You've done the applications, the personal statements, and the interviews. You've been accepted into an NP program and your orientation starts in 1 week. Panic starts to set in as you realize your NP journey is just beginning. Where do you go from here?

I still remember the first day of my NP program orientation. I was excited, but even more nervous. As the first person in my family to attend graduate school, I wasn't sure what to expect or how to best prepare. Looking back now, there are several things I wish someone told me as I began my first few days of graduate school:

Just breathe

You've made the decision to attend graduate school, and it's official: you have arrived. Take this moment to recognize what you have accomplished and sacrificed to get to this point. Deciding to attend graduate school is never a light or easy choice, but pat yourself on the back for taking this step in your career development. Allow yourself to bask in this moment, and take a deep, slow breath. If you find yourself already starting to feel anxious on day one, remind yourself that you are now one step closer to accomplishing your goals. 

Confidence is key

In graduate school, you will be surrounded by smart, talented individuals who have similar visions and goals as you do. Do not let the accomplishments of others make you feel any less confident about yourself. While I was in graduate school, I often compared myself to my peers. I then started telling myself that I "didn't belong" in the program, and that "it was a mistake" for the admissions committee to accept my application. This internalized feeling of inadequacy and self-doubt is called "Impostor Syndrome." 

Pro Tip: Comparison has never made me feel better about myself, and it likely will not work in your favor. Once you are in school, be fully present and fully confident. You are there for yourself and your goals. Everyone in your class has gone through their own obstacles and hurdles to get to where they are. Everyone, including you, has something to contribute. Don't ever let low self-esteem bog you down. Once it does, it will be very difficult to move forward in graduate school (even for the most well-intentioned people).

Prioritize organization

One thing that will always help in graduate school is to: be organized.
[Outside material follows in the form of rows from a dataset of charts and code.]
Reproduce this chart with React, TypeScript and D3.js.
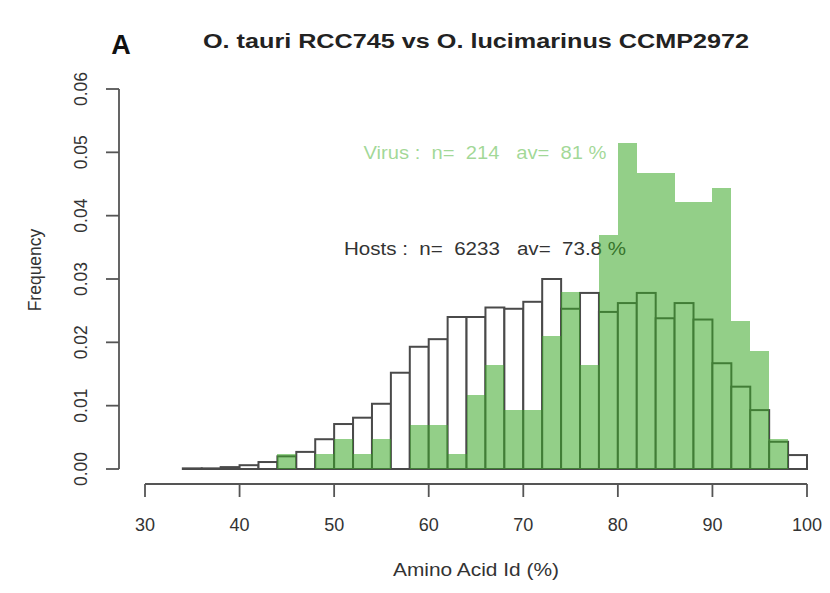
import React from "react";
import * as d3 from "d3";

const binStarts = d3.range(34, 100, 2);
const hostFreq = [
  0.0001, 0.0001, 0.0003, 0.0006, 0.0011, 0.002, 0.0027, 0.0047, 0.0071, 0.0081,
  0.0103, 0.0152, 0.0193, 0.0205, 0.024, 0.024, 0.0255, 0.0253, 0.0264, 0.03,
  0.0253, 0.0278, 0.0248, 0.0262, 0.0278, 0.0238, 0.0262, 0.0236, 0.0167, 0.013,
  0.0093, 0.0043, 0.0022,
];
const virusFreq = [
  0, 0, 0, 0, 0, 0.0023, 0, 0.0023, 0.0047, 0.0023,
  0.0047, 0, 0.007, 0.007, 0.0023, 0.0117, 0.0164, 0.0093, 0.0093, 0.021,
  0.028, 0.0164, 0.0369, 0.0514, 0.0467, 0.0467, 0.0421, 0.0421, 0.0444, 0.0234,
  0.0187, 0.0047, 0,
];
const xTicks = [30, 40, 50, 60, 70, 80, 90, 100];
const yTicks = [0, 0.01, 0.02, 0.03, 0.04, 0.05, 0.06];
const title = "O. tauri RCC745 vs O. lucimarinus CCMP2972";
const panelLabel = "A";
const xLabel = "Amino Acid Id (%)";
const yLabel = "Frequency";
const virusText = "Virus :  n=  214   av=  81 %";
const hostText = "Hosts :  n=  6233   av=  73.8 %";

const FONT = "'Liberation Sans', Arial, Helvetica, sans-serif";
const GREEN = "rgba(58,168,38,0.55)";
const AXIS = "#555";
const TEXT = "#333";

export default function App() {
  const x = d3.scaleLinear().domain([30, 100]).range([145, 807]);
  const y = d3.scaleLinear().domain([0, 0.06]).range([469, 89]);
  const binW = 2;
  const yFmt = d3.format(".2f");

  return (
    <svg
      width={830}
      height={593}
      style={{ position: "absolute", left: 0, top: 0, background: "#fff" }}
      fontFamily={FONT}
    >
      <rect x={0} y={0} width={830} height={593} fill="#fff" />
      {/* panel label and title */}
      <text x={121} y={54} fontSize={27} fontWeight="bold" textAnchor="middle" fill="#111">
        {panelLabel}
      </text>
      <text
        x={476}
        y={48}
        fontSize={20}
        fontWeight="bold"
        textAnchor="middle"
        fill="#222"
        textLength={546}
        lengthAdjust="spacingAndGlyphs"
      >
        {title}
      </text>

      {/* host bars */}
      {binStarts.map((b, i) => (
        <rect
          key={"h" + b}
          x={x(b)}
          y={y(hostFreq[i])}
          width={x(b + binW) - x(b)}
          height={y(0) - y(hostFreq[i])}
          fill="#fff"
          stroke="#4a4a4a"
          strokeWidth={2}
        />
      ))}

      <text
        x={485}
        y={255}
        fontSize={17.5}
        textAnchor="middle"
        fill={TEXT}
        textLength={282}
        lengthAdjust="spacingAndGlyphs"
        style={{ whiteSpace: "pre" }}
      >
        {hostText}
      </text>

      {/* virus bars */}
      <g shapeRendering="crispEdges">
        {binStarts.map((b, i) =>
          virusFreq[i] > 0 ? (
            <rect
              key={"v" + b}
              x={Math.round(x(b))}
              y={y(virusFreq[i])}
              width={Math.round(x(b + binW)) - Math.round(x(b))}
              height={y(0) - y(virusFreq[i])}
              fill={GREEN}
              stroke="none"
            />
          ) : null
        )}
      </g>

      <text
        x={485}
        y={159}
        fontSize={17.5}
        textAnchor="middle"
        fill="rgba(100,190,80,0.6)"
        textLength={243}
        lengthAdjust="spacingAndGlyphs"
        style={{ whiteSpace: "pre" }}
      >
        {virusText}
      </text>

      {/* x axis */}
      <line x1={x(30)} x2={x(100)} y1={484} y2={484} stroke={AXIS} strokeWidth={1.8} />
      {xTicks.map((t) => (
        <g key={"xt" + t}>
          <line x1={x(t)} x2={x(t)} y1={484} y2={497} stroke={AXIS} strokeWidth={1.8} />
          <text x={x(t)} y={531} fontSize={18} textAnchor="middle" fill={TEXT}>
            {t}
          </text>
        </g>
      ))}
      <text
        x={476}
        y={576}
        fontSize={17.5}
        textAnchor="middle"
        fill={TEXT}
        textLength={166}
        lengthAdjust="spacingAndGlyphs"
      >
        {xLabel}
      </text>

      {/* y axis */}
      <line x1={119} x2={119} y1={y(0)} y2={y(0.06)} stroke={AXIS} strokeWidth={1.8} />
      {yTicks.map((t) => (
        <g key={"yt" + t}>
          <line x1={106} x2={119} y1={y(t)} y2={y(t)} stroke={AXIS} strokeWidth={1.8} />
          <text
            transform={`translate(87,${y(t)}) rotate(-90)`}
            fontSize={17.5}
            textAnchor="middle"
            fill={TEXT}
          >
            {yFmt(t)}
          </text>
        </g>
      ))}
      <text
        transform={`translate(41,270) rotate(-90)`}
        fontSize={17.5}
        textAnchor="middle"
        fill={TEXT}
      >
        {yLabel}
      </text>
    </svg>
  );
}
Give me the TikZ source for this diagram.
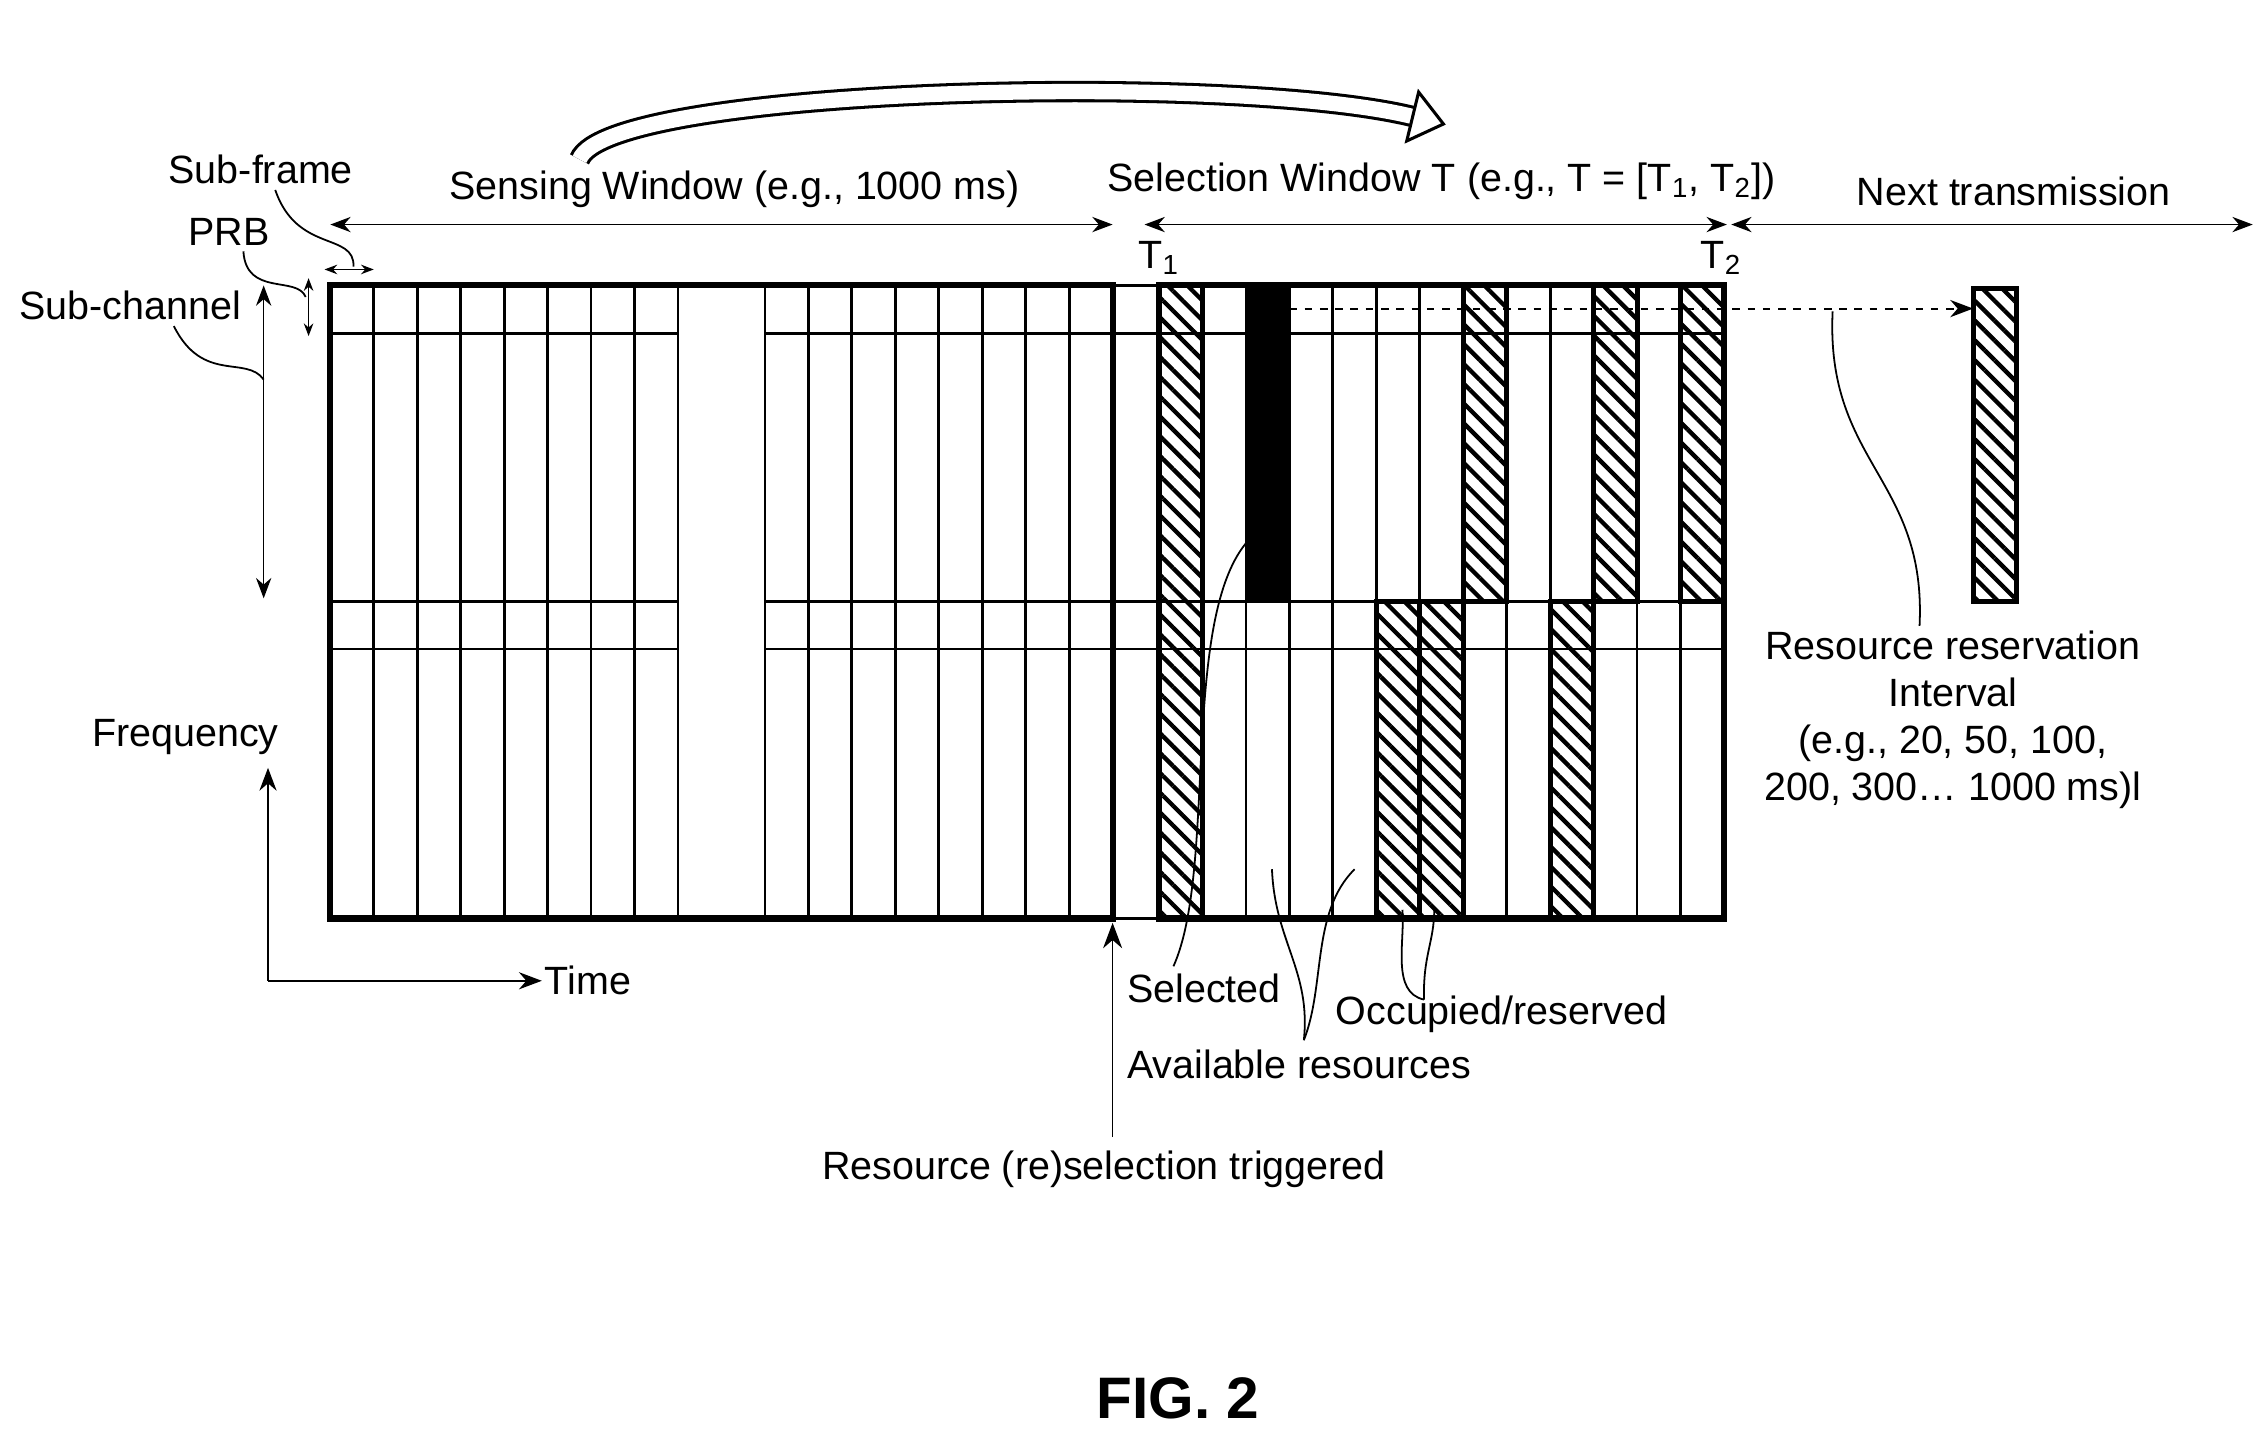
\documentclass[tikz,border=0pt]{standalone}
\usepackage{fontspec}
\setmainfont{Liberation Sans}
\usetikzlibrary{arrows.meta,patterns.meta}

\tikzset{
  thin grid/.style={line width=1.1pt},
  frame/.style={line width=2.4pt},
  hatch/.style={line width=2pt,pattern={Lines[angle=-45,distance=5.5pt,line width=1.7pt]}},
  span/.style={{Stealth[length=8pt]}-{Stealth[length=8pt]},line width=0.6pt},
  lead/.style={line width=0.7pt},
  lbl/.style={inner sep=1pt}
}

\begin{document}
\begin{tikzpicture}[x=0.02cm,y=-0.02cm,font=\fontsize{15.5}{18.5}\selectfont]
  \useasboundingbox (0,0) rectangle (1560,990);

  % hatched and selected cells
  \draw[hatch] (800,197) rectangle (830,634);
  \fill (860,197) rectangle (890,415);
  \foreach \x in {950,980,1070}
    \draw[hatch] (\x,415) rectangle (\x+30,634);
  \foreach \x in {1010,1100,1160}
    \draw[hatch] (\x,197) rectangle (\x+30,415);
  \draw[hatch] (1362,199) rectangle (1392,415);

  % sensing part
  \foreach \s in {228,528} {
    \foreach \i in {1,...,7}
      \draw[thin grid] (\s+30*\i,197) -- (\s+30*\i,634);
    \foreach \y in {230,415,448}
      \draw[thin grid] (\s,\y) -- (\s+240,\y);
  }
  \draw[thin grid] (468,197) -- (468,634);
  \draw[thin grid] (528,197) -- (528,634);
  \draw[frame] (228,197) rectangle (768,634);

  % gap column before T1
  \foreach \y in {197,230,415,448,634}
    \draw[thin grid] (768,\y) -- (800,\y);

  % selection window
  \foreach \i in {1,...,12}
    \draw[thin grid] (800+30*\i,197) -- (800+30*\i,634);
  \foreach \y in {230,415,448}
    \draw[thin grid] (800,\y) -- (1190,\y);
  \draw[frame] (800,197) rectangle (1190,634);

  \draw[dashed,line width=0.8pt,-{Stealth[length=9pt]}] (890,213) -- (1362,213);

  % window spans
  \draw[span] (228,155) -- (768,155);
  \draw[span] (790,155) -- (1192,155);
  \draw[span] (1195,155) -- (1555,155);
  \node[lbl] (sensing) at (507,131) {Sensing Window (e.g., 1000 ms)};
  \node[lbl] (selwin) at (995,125) {Selection Window T (e.g., T = [T\textsubscript{1}, T\textsubscript{2}])};
  \node[lbl] (nexttx) at (1390,132) {Next transmission};
  \node[lbl] (t1) at (800,178) {T\textsubscript{1}};
  \node[lbl] (t2) at (1188,178) {T\textsubscript{2}};

  % hollow arrow
  \draw[line width=1.2pt,double distance=6pt,-{Triangle[open,length=14pt,width=22pt]}]
    (400,110) .. controls (420,60) and (850,50) .. (998,86);

  % sub-frame, PRB, sub-channel
  \draw[span,{Stealth[length=5pt]}-{Stealth[length=5pt]}] (224,186) -- (258,186);
  \draw[span,{Stealth[length=5pt]}-{Stealth[length=5pt]}] (213,192) -- (213,232);
  \draw[span] (182,197) -- (182,413);
  \node[lbl] (subframe) at (180,117) {Sub-frame};
  \node[lbl] (prb) at (158,160) {PRB};
  \node[lbl] (subchan) at (90,211) {Sub-channel};
  \coordinate (sf) at (244,184);
  \coordinate (pr) at (211,205);
  \coordinate (sc) at (182,262);
  \draw[lead] (subframe.south) ++(10,2) .. controls (205,175) and (245,160) .. (sf);
  \draw[lead] (prb.south) ++(10,2) .. controls (170,205) and (205,190) .. (pr);
  \draw[lead] (subchan.south) ++(30,2) .. controls (140,265) and (170,245) .. (sc);

  % frequency / time axes
  \node[lbl] (freq) at (128,509) {Frequency};
  \node[lbl,anchor=west] (time) at (374,677) {Time};
  \coordinate (orig) at (185,677);
  \draw[line width=0.6pt,-{Stealth[length=9pt]}] (orig) -- (185,530);
  \draw[line width=0.6pt,-{Stealth[length=9pt]}] (orig) -- (time.west);

  % trigger
  \node[lbl] (trigger) at (762,807) {Resource (re)selection triggered};
  \draw[line width=0.6pt,-{Stealth[length=10pt]}] (768,785) -- (768,637);

  % legends
  \node[lbl,anchor=west] (selected) at (776,682) {Selected};
  \node[lbl,anchor=west] (avail) at (776,735) {Available resources};
  \node[lbl,anchor=west] (occ) at (920,700) {Occupied/reserved};
  \coordinate (selp) at (860,375);
  \coordinate (av1) at (878,600);
  \coordinate (av2) at (935,600);
  \coordinate (oc1) at (968,628);
  \coordinate (oc2) at (990,628);
  \draw[lead] (810,667) .. controls (840,600) and (815,430) .. (selp);
  \draw[lead] (900,718) .. controls (905,670) and (880,650) .. (av1);
  \draw[lead] (900,718) .. controls (915,680) and (905,630) .. (av2);
  \draw[lead] (983,690) .. controls (960,685) and (970,650) .. (oc1);
  \draw[lead] (983,690) .. controls (982,660) and (990,650) .. (oc2);

  % reservation interval
  \node[lbl,align=center] (resint) at (1348,497)
    {Resource reservation\\Interval\\(e.g., 20, 50, 100,\\200, 300\ldots{} 1000 ms)l};
  \coordinate (rip) at (1265,215);
  \draw[lead] (1325,432) .. controls (1330,330) and (1260,320) .. (rip);

  \node[font=\bfseries\fontsize{23}{26}\selectfont] (fig) at (813,965) {FIG. 2};
\end{tikzpicture}
\end{document}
Many people don't anticipate ahead of time how intense graduate school can be. When you know your schedule will be filled with classes, tests, homework, and clinical rotations, your planner will be your new best friend. As soon as your first day of orientation hits, it pays to start planning ahead. For instance, mark your calendars for important dates noted in your syllabus: quizzes, midterms, finals, due dates, etc. Find out what planning system works best for you so that you always know what's looming in the near future, and what's scheduled weeks away.

Organization also includes having a planned study method. What study methods worked best for you in the past? How much time do you anticipate you will need to study for each subject? Personally, I have found that calendar planning on Google Calendar to be incredibly helpful. Nevertheless, schedule your study time, as well as your break time - you need to enjoy yourself, too!

Do not, I repeat, do not procrastinate

Often times, people who were successful procrastinating in their undergraduate study will continue to procrastinate in their graduate school study. Word to the wise: DON'T DO IT. In NP school, you are constantly being thrown chapters and chapters of information, which you are expected to retain for clinical rotations and exams. If you procrastinate in the beginning, you'll experience a snowball effect - eventually the information will be too much to keep up with, and you'll always be trying to "catch up." If you're always behind and anxious when you're studying, how will you retain any of the information? I have rarely, if ever, seen my graduate school peers suffer from studying and finishing homework too early.

Build your support system

I cannot emphasize this enough. Although it seems obvious, graduate school is tough. And when things get tough, make sure to have your group of confidants available to help out or even just listen. Who should you include in your support system? Some examples include: a graduate school mentor, whether it's a professor or adviser, a close friend, a colleague in your program, or even a therapist/counselor. A lot of people may immediately write-off the thought of having a therapist during graduate school, but your school may offer these resources for you. If so, it's worth exploring - especially when the going gets tough. Graduate school was one of the most difficult things I have done in my life, and with it there were a lot of challenging moments. But having a close knit support system made all the difference for my graduate school experience.

Remember what brought you here

Why did you decide to get into NP school? Why are you here? Keeping tabs on your goal is the ultimate motivation for conquering grad school. Maybe you can write your goal on a piece of paper attached to your bathroom mirror. Or perhaps you can write your goal in your planner everyday. No matter what method you choose, #neverforget what brought you here. Having your goal in mind is a good boost to move you through the ups and downs of the day-to-day grad school grind. I found that, during grad school, if I didn't remind myself what my end-all mission was, it would be harder for me to read book chapters or practice clinical skills. The admissions committee in your school accepted you because they saw the potential in you to do well and succeed in the program. Remember that, and remember that you are in graduate school for a specific purpose.

Congratulations again for embarking on one of the most memorable and rewarding experiences you will have in your life. An exciting journey lies ahead!